**Supplied data:**
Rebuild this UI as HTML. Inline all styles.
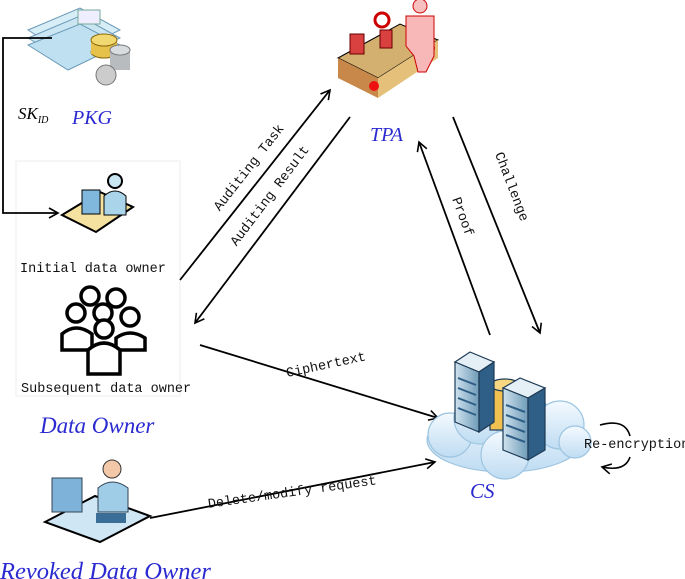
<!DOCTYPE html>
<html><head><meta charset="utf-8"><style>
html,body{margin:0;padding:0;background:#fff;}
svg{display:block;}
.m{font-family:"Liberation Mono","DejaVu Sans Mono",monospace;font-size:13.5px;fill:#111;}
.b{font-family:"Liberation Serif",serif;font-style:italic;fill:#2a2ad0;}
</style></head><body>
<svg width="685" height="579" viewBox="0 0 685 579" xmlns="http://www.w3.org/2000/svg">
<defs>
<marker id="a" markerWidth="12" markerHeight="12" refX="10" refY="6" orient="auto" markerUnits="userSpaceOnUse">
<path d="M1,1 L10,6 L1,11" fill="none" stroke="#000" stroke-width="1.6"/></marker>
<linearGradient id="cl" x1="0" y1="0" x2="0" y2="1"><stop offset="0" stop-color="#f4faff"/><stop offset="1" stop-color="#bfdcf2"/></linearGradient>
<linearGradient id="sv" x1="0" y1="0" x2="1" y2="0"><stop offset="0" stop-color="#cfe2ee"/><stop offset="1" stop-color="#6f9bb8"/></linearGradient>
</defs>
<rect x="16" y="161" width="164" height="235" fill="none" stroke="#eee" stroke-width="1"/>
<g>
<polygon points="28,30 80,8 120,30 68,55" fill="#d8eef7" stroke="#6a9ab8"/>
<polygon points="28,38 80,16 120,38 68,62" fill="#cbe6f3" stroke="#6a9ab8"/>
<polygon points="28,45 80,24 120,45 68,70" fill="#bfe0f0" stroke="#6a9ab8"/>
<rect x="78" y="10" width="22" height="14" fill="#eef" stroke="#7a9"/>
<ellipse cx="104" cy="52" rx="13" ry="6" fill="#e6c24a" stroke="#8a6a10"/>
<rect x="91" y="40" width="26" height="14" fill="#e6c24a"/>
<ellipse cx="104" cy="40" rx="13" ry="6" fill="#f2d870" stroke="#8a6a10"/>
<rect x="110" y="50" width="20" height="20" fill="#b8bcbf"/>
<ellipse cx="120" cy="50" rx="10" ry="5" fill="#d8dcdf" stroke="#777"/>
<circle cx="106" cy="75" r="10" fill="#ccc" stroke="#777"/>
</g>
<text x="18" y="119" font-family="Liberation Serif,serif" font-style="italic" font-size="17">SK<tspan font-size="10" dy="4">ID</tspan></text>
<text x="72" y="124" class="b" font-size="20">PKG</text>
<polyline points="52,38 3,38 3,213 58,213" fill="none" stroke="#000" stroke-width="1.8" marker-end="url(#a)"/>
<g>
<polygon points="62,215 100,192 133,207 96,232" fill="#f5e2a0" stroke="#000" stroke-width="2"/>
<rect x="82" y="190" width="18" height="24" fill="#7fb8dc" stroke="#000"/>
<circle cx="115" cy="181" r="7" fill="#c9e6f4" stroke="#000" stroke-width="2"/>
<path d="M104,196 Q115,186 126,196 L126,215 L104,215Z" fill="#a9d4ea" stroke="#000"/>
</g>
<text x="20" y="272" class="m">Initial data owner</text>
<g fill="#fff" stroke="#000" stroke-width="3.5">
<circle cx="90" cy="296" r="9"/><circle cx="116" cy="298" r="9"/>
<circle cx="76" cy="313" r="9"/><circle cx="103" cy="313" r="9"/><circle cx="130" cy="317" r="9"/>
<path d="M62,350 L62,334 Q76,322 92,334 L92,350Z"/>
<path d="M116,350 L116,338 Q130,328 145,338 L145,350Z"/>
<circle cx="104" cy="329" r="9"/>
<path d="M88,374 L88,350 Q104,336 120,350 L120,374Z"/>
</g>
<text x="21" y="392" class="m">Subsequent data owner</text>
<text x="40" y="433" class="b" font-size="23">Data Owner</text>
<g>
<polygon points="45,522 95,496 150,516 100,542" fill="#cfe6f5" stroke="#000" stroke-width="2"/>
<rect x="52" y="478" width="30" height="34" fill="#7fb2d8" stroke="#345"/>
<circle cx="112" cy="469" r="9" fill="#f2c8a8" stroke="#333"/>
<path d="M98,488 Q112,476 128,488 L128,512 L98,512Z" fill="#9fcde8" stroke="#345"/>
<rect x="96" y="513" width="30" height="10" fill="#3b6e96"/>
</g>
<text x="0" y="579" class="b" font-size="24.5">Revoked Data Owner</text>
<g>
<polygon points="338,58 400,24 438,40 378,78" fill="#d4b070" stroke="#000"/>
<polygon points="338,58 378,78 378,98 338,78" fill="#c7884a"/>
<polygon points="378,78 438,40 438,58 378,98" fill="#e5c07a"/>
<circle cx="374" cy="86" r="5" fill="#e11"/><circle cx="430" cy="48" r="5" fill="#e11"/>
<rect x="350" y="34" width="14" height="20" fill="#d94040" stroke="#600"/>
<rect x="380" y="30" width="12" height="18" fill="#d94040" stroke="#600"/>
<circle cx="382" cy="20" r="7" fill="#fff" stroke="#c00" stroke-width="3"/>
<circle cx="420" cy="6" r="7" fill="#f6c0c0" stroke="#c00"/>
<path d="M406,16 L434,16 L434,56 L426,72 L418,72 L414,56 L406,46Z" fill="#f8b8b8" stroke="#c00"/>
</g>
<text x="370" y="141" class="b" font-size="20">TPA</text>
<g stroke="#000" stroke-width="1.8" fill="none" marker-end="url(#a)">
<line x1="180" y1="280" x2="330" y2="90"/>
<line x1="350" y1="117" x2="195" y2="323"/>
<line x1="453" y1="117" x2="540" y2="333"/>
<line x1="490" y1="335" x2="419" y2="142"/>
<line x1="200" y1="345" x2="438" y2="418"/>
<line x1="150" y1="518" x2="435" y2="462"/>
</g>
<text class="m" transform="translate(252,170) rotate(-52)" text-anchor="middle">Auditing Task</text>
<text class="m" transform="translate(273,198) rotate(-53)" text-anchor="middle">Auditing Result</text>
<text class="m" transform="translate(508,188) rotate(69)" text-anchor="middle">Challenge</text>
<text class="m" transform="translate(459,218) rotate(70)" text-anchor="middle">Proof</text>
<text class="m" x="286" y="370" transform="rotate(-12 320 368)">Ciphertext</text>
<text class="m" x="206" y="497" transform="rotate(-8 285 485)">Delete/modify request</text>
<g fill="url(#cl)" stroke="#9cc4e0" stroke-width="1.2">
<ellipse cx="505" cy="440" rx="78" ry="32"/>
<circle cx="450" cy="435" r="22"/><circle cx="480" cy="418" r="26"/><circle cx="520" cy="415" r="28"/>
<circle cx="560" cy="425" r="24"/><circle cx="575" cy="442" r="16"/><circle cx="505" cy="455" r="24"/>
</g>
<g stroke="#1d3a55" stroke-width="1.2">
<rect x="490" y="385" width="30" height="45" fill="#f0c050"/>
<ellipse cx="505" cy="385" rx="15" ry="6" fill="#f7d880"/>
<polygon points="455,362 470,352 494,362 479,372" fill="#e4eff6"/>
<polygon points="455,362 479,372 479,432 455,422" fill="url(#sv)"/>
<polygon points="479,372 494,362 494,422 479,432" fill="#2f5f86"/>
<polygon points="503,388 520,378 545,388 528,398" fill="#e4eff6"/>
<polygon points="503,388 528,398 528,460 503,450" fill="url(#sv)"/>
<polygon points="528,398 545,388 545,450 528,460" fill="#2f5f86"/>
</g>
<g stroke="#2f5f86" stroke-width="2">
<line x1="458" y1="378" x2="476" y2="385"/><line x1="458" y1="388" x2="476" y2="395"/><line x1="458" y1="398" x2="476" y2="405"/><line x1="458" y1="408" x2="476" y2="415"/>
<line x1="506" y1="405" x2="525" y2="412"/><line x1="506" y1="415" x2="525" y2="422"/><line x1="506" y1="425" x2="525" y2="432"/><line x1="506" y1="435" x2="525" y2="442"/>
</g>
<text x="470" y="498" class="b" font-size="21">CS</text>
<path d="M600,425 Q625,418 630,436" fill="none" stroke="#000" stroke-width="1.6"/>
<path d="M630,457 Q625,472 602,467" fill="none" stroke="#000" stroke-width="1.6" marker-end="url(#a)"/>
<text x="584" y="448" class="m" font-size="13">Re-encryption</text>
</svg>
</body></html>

---

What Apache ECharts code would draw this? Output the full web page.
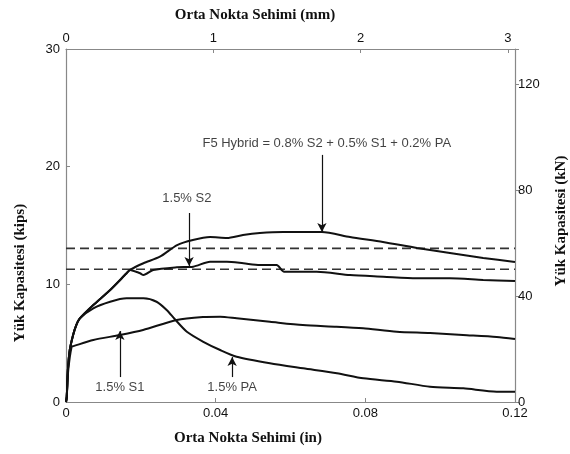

**Work to be completed:**
Search the lines above for the string "this", then show every one that has it.

**Response:**
Rebuild this UI as HTML. Inline all styles.
What Apache ECharts code would draw this? Output the full web page.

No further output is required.